But Debbie Harry’s mesmerising aura is still such, and the Blondie back catalogue so infectious, that from the first resounding chords of Atomic, the evening was hers.

First, though, came local boys and girls doing good, Aberfeldy. The Edinburgh five-piece paint wistful vistas of summer and love not a million miles from Belle and Sebastian. Behind singer-songwriter Riley Briggs’s catchy melodies, it’s the tinkling xylophones and close harmonies of Ruth Barrie and Sarah McFadyen that define their buoyant folk-pop.

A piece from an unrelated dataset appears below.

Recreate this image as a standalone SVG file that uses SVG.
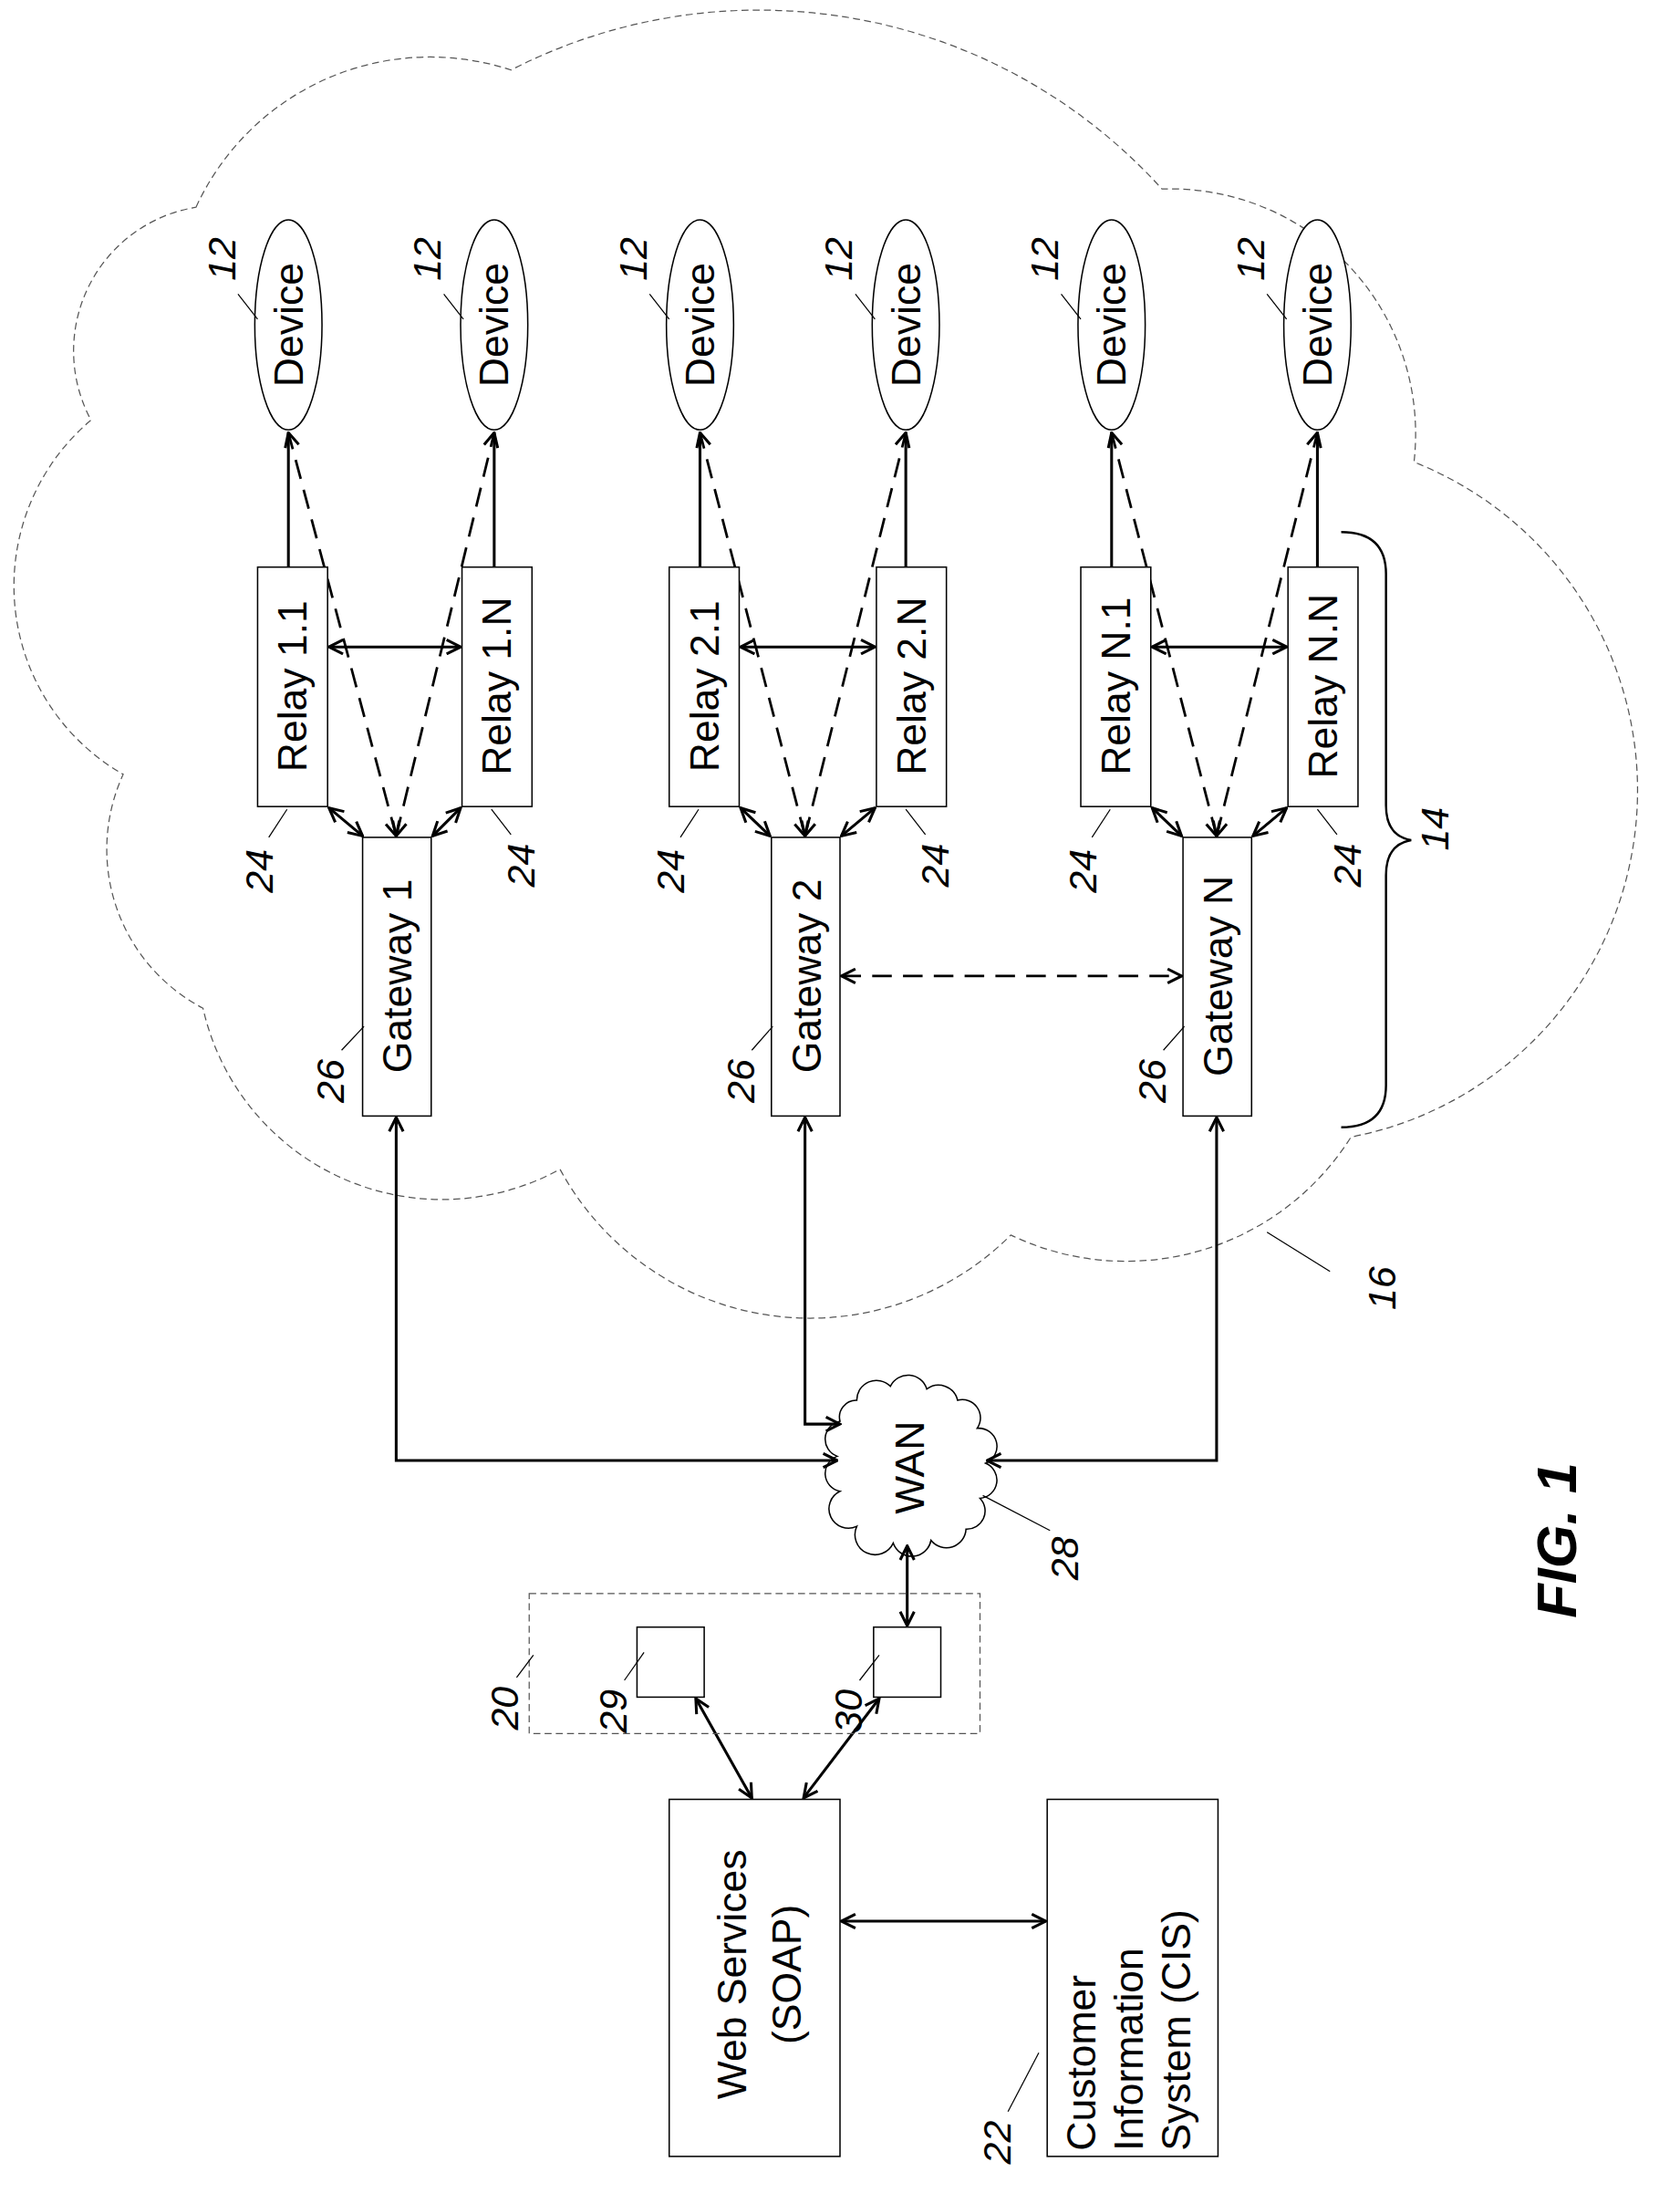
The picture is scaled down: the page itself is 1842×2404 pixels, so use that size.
<svg xmlns="http://www.w3.org/2000/svg" width="1842" height="2404" viewBox="0 0 1842 2404">
<defs>
<style>
.b{fill:#fff;stroke:#000;stroke-width:1}
.t{font-family:"Liberation Sans",Arial,sans-serif;font-size:29px;fill:#000}
.l{font-family:"Liberation Sans",Arial,sans-serif;font-size:28px;font-style:italic;fill:#000}
.ld{stroke:#000;stroke-width:0.8;fill:none}
.c{stroke:#000;stroke-width:2;fill:none;marker-start:url(#a);marker-end:url(#a)}
.s{stroke:#000;stroke-width:2;fill:none}
.d{stroke:#000;stroke-width:1.8;fill:none;stroke-dasharray:14 8;marker-start:url(#a);marker-end:url(#a)}
.cl{fill:none;stroke:#555;stroke-width:0.8;stroke-dasharray:5 3}
</style>
<marker id="a" viewBox="0 0 12 12" refX="11" refY="6" markerWidth="12" markerHeight="12" markerUnits="userSpaceOnUse" orient="auto-start-reverse"><path d="M1,1 L11,6 L1,11" fill="none" stroke="#000" stroke-width="2"/></marker>
</defs>
<rect width="1842" height="2404" fill="#fff"/>
<g transform="scale(1.535)">
<g id="cloud16">
<path class="cl" d="M140,148 A184,184 0 0 1 365,50 A388,388 0 0 1 830,135 A175,175 0 0 1 1010,330 A252,252 0 0 1 965,812 A190,190 0 0 1 722,882 A203,203 0 0 1 400,835 A175,175 0 0 1 145,720 A128,128 0 0 1 88,553 A155,155 0 0 1 65,300 A104,104 0 0 1 140,148 Z"/>
</g>
<g id="wan">
<path class="b" d="M612,1000 A14,14 0 0 1 636,990 A14,14 0 0 1 662,992 A14,14 0 0 1 684,1000 A13,13 0 0 1 698,1020 A13,13 0 0 1 704,1045 A13,13 0 0 1 700,1070 A13,13 0 0 1 690,1092 A14,14 0 0 1 665,1100 A14,14 0 0 1 638,1102 A14,14 0 0 1 612,1090 A13,13 0 0 1 600,1065 A13,13 0 0 1 598,1040 A13,13 0 0 1 600,1015 A12,12 0 0 1 612,1000 Z"/>
<text class="t" text-anchor="middle" dominant-baseline="central" transform="translate(650,1048) rotate(-90)">WAN</text>
</g>
<g id="connectors">
<line class="s" x1="206" y1="405" x2="206" y2="309"/>
<line class="s" x1="353" y1="405" x2="353" y2="309"/>
<line class="d" x1="283" y1="597" x2="206" y2="309"/>
<line class="d" x1="283" y1="597" x2="353" y2="309"/>
<line class="c" x1="235" y1="462" x2="329" y2="462"/>
<line class="c" x1="235" y1="577" x2="259" y2="597"/>
<line class="c" x1="329" y1="577" x2="309" y2="597"/>
<line class="s" x1="500" y1="405" x2="500" y2="309"/>
<line class="s" x1="647" y1="405" x2="647" y2="309"/>
<line class="d" x1="575" y1="597" x2="500" y2="309"/>
<line class="d" x1="575" y1="597" x2="647" y2="309"/>
<line class="c" x1="529" y1="462" x2="625" y2="462"/>
<line class="c" x1="529" y1="577" x2="550" y2="597"/>
<line class="c" x1="625" y1="577" x2="601" y2="597"/>
<line class="s" x1="794" y1="405" x2="794" y2="309"/>
<line class="s" x1="941" y1="405" x2="941" y2="309"/>
<line class="d" x1="869" y1="597" x2="794" y2="309"/>
<line class="d" x1="869" y1="597" x2="941" y2="309"/>
<line class="c" x1="823" y1="462" x2="919" y2="462"/>
<line class="c" x1="823" y1="577" x2="844" y2="597"/>
<line class="c" x1="919" y1="577" x2="895" y2="597"/>
<line class="d" x1="601" y1="697" x2="844" y2="697"/>
<path class="c" d="M283,798 L283,1043 L598,1043"/>
<path class="c" d="M575,798 L575,1017 L600,1017"/>
<path class="c" d="M869,798 L869,1043 L705,1043"/>
<line class="c" x1="648" y1="1104" x2="648" y2="1161"/>
<line class="c" x1="497" y1="1213" x2="537" y2="1284"/>
<line class="c" x1="628" y1="1213" x2="574" y2="1284"/>
<line class="c" x1="601" y1="1372" x2="747" y2="1372"/>
<path class="s" style="stroke-width:1.6" d="M958,380 Q990,380 990,410 L990,575 Q990,597 1008,600 Q990,603 990,625 L990,775 Q990,805 958,805"/>
</g>
<g id="devices">
<g id="dev1"><ellipse class="b" cx="206" cy="232" rx="24" ry="75"/><text class="t" text-anchor="middle" dominant-baseline="central" transform="translate(206,232) rotate(-90)">Device</text></g>
<g id="dev2"><ellipse class="b" cx="353" cy="232" rx="24" ry="75"/><text class="t" text-anchor="middle" dominant-baseline="central" transform="translate(353,232) rotate(-90)">Device</text></g>
<g id="dev3"><ellipse class="b" cx="500" cy="232" rx="24" ry="75"/><text class="t" text-anchor="middle" dominant-baseline="central" transform="translate(500,232) rotate(-90)">Device</text></g>
<g id="dev4"><ellipse class="b" cx="647" cy="232" rx="24" ry="75"/><text class="t" text-anchor="middle" dominant-baseline="central" transform="translate(647,232) rotate(-90)">Device</text></g>
<g id="dev5"><ellipse class="b" cx="794" cy="232" rx="24" ry="75"/><text class="t" text-anchor="middle" dominant-baseline="central" transform="translate(794,232) rotate(-90)">Device</text></g>
<g id="dev6"><ellipse class="b" cx="941" cy="232" rx="24" ry="75"/><text class="t" text-anchor="middle" dominant-baseline="central" transform="translate(941,232) rotate(-90)">Device</text></g>
</g>
<g id="relays">
<g id="r11"><rect class="b" x="184" y="405" width="50" height="171"/><text class="t" text-anchor="middle" dominant-baseline="central" transform="translate(209,490) rotate(-90)">Relay 1.1</text></g>
<g id="r1n"><rect class="b" x="330" y="405" width="50" height="171"/><text class="t" text-anchor="middle" dominant-baseline="central" transform="translate(355,490) rotate(-90)">Relay 1.N</text></g>
<g id="r21"><rect class="b" x="478" y="405" width="50" height="171"/><text class="t" text-anchor="middle" dominant-baseline="central" transform="translate(503,490) rotate(-90)">Relay 2.1</text></g>
<g id="r2n"><rect class="b" x="626" y="405" width="50" height="171"/><text class="t" text-anchor="middle" dominant-baseline="central" transform="translate(651,490) rotate(-90)">Relay 2.N</text></g>
<g id="rn1"><rect class="b" x="772" y="405" width="50" height="171"/><text class="t" text-anchor="middle" dominant-baseline="central" transform="translate(797,490) rotate(-90)">Relay N.1</text></g>
<g id="rnn"><rect class="b" x="920" y="405" width="50" height="171"/><text class="t" text-anchor="middle" dominant-baseline="central" transform="translate(945,490) rotate(-90)">Relay N.N</text></g>
</g>
<g id="gateways">
<g id="gw1"><rect class="b" x="259" y="598" width="49" height="199"/><text class="t" text-anchor="middle" dominant-baseline="central" transform="translate(284,697) rotate(-90)">Gateway 1</text></g>
<g id="gw2"><rect class="b" x="551" y="598" width="49" height="199"/><text class="t" text-anchor="middle" dominant-baseline="central" transform="translate(576,697) rotate(-90)">Gateway 2</text></g>
<g id="gwn"><rect class="b" x="845" y="598" width="49" height="199"/><text class="t" text-anchor="middle" dominant-baseline="central" transform="translate(870,697) rotate(-90)">Gateway N</text></g>
</g>
<g id="box20"><rect x="378" y="1138" width="322" height="100" fill="none" stroke="#555" stroke-width="0.8" stroke-dasharray="5 3"/></g>
<g id="box29"><rect class="b" x="455" y="1162" width="48" height="50"/></g>
<g id="box30"><rect class="b" x="624" y="1162" width="48" height="50"/></g>
<g id="web"><rect class="b" x="478" y="1285" width="122" height="255"/>
<text class="t" text-anchor="middle" dominant-baseline="central" transform="translate(523,1410) rotate(-90)">Web Services</text>
<text class="t" text-anchor="middle" dominant-baseline="central" transform="translate(562,1410) rotate(-90)">(SOAP)</text></g>
<g id="cis"><rect class="b" x="748" y="1285" width="122" height="255"/>
<text class="t" dominant-baseline="central" transform="translate(772,1536) rotate(-90)">Customer</text>
<text class="t" dominant-baseline="central" transform="translate(806,1536) rotate(-90)">Information</text>
<text class="t" dominant-baseline="central" transform="translate(840,1536) rotate(-90)">System (CIS)</text></g>
<g id="labels">
<g><text class="l" text-anchor="middle" dominant-baseline="central" transform="translate(158,185) rotate(-90)">12</text><line class="ld" x1="170" y1="210" x2="184" y2="228"/></g>
<g><text class="l" text-anchor="middle" dominant-baseline="central" transform="translate(305,185) rotate(-90)">12</text><line class="ld" x1="317" y1="210" x2="331" y2="228"/></g>
<g><text class="l" text-anchor="middle" dominant-baseline="central" transform="translate(452,185) rotate(-90)">12</text><line class="ld" x1="464" y1="210" x2="478" y2="228"/></g>
<g><text class="l" text-anchor="middle" dominant-baseline="central" transform="translate(599,185) rotate(-90)">12</text><line class="ld" x1="611" y1="210" x2="625" y2="228"/></g>
<g><text class="l" text-anchor="middle" dominant-baseline="central" transform="translate(746,185) rotate(-90)">12</text><line class="ld" x1="758" y1="210" x2="772" y2="228"/></g>
<g><text class="l" text-anchor="middle" dominant-baseline="central" transform="translate(893,185) rotate(-90)">12</text><line class="ld" x1="905" y1="210" x2="919" y2="228"/></g>
<g><text class="l" text-anchor="middle" dominant-baseline="central" transform="translate(185,622) rotate(-90)">24</text><line class="ld" x1="192" y1="598" x2="205" y2="578"/></g>
<g><text class="l" text-anchor="middle" dominant-baseline="central" transform="translate(372,618) rotate(-90)">24</text><line class="ld" x1="365" y1="596" x2="351" y2="578"/></g>
<g><text class="l" text-anchor="middle" dominant-baseline="central" transform="translate(479,622) rotate(-90)">24</text><line class="ld" x1="486" y1="598" x2="499" y2="578"/></g>
<g><text class="l" text-anchor="middle" dominant-baseline="central" transform="translate(668,618) rotate(-90)">24</text><line class="ld" x1="661" y1="596" x2="647" y2="578"/></g>
<g><text class="l" text-anchor="middle" dominant-baseline="central" transform="translate(773,622) rotate(-90)">24</text><line class="ld" x1="780" y1="598" x2="793" y2="578"/></g>
<g><text class="l" text-anchor="middle" dominant-baseline="central" transform="translate(962,618) rotate(-90)">24</text><line class="ld" x1="955" y1="596" x2="941" y2="578"/></g>
<g><text class="l" text-anchor="middle" dominant-baseline="central" transform="translate(236,772) rotate(-90)">26</text><line class="ld" x1="244" y1="750" x2="260" y2="733"/></g>
<g><text class="l" text-anchor="middle" dominant-baseline="central" transform="translate(529,772) rotate(-90)">26</text><line class="ld" x1="537" y1="750" x2="552" y2="733"/></g>
<g><text class="l" text-anchor="middle" dominant-baseline="central" transform="translate(823,772) rotate(-90)">26</text><line class="ld" x1="831" y1="750" x2="846" y2="733"/></g>
<g><text class="l" text-anchor="middle" dominant-baseline="central" transform="translate(1025,592) rotate(-90)">14</text></g>
<g><text class="l" text-anchor="middle" dominant-baseline="central" transform="translate(987,920) rotate(-90)">16</text><line class="ld" x1="950" y1="908" x2="905" y2="880"/></g>
<g><text class="l" text-anchor="middle" dominant-baseline="central" transform="translate(760,1113) rotate(-90)">28</text><line class="ld" x1="750" y1="1093" x2="702" y2="1068"/></g>
<g><text class="l" text-anchor="middle" dominant-baseline="central" transform="translate(360,1220) rotate(-90)">20</text><line class="ld" x1="369" y1="1198" x2="381" y2="1182"/></g>
<g><text class="l" text-anchor="middle" dominant-baseline="central" transform="translate(438,1222) rotate(-90)">29</text><line class="ld" x1="446" y1="1200" x2="460" y2="1180"/></g>
<g><text class="l" text-anchor="middle" dominant-baseline="central" transform="translate(606,1222) rotate(-90)">30</text><line class="ld" x1="614" y1="1200" x2="628" y2="1182"/></g>
<g><text class="l" text-anchor="middle" dominant-baseline="central" transform="translate(712,1530) rotate(-90)">22</text><line class="ld" x1="720" y1="1508" x2="742" y2="1466"/></g>
<text font-family="Liberation Sans,Arial,sans-serif" font-size="40" font-weight="bold" font-style="italic" text-anchor="middle" dominant-baseline="central" transform="translate(1112,1100) rotate(-90)">FIG. 1</text>
</g>
</g>
</svg>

Even clad in nondescript black, it’s remarkable how far back guitarist Chris Stein and the rest of Blondie recede behind the stage domination of Harry. Swirling in tartan shawl, the stately singer morphed exquisitely to match her band’s slide between genres: stomping, Cruella de Vil-style through the lazy funk and rap of Rapture; a coquettish ingenue recalling the woozy Dreaming; an out-and-out flirt imploring the crowd to Call Me; and a Madonna inspiring the anthemic singalong to Maria.

New song Good Boys confirms there’s life in their songwriting yet, and Heart of Glass’s disco swoon with a full-hearted Auld Lang Syne made for a bizarre yet appealling bells finale.

A calendar year later, and Jake Shears literally leaped onstage in natty tartan dungarees, romping with the campest of abandonment through Take Your Mama, his fellow Sisters affording him ample room to give the Elton John-style tune its full honkytonk head. Filthy Gorgeous remains a self-parody rather than a song, but Shears and the Saltire-sporting Ana Matronic have tremendous empathy for each other’s vocal stylings, the girl in a drag queen’s body delivering a superior Tits on the Radio.

Highlight of the night, though, could only be the majestic Pink Floyd mash-up Comfortably Numb, the sound of a band propelled by pure audience love. Marvellous.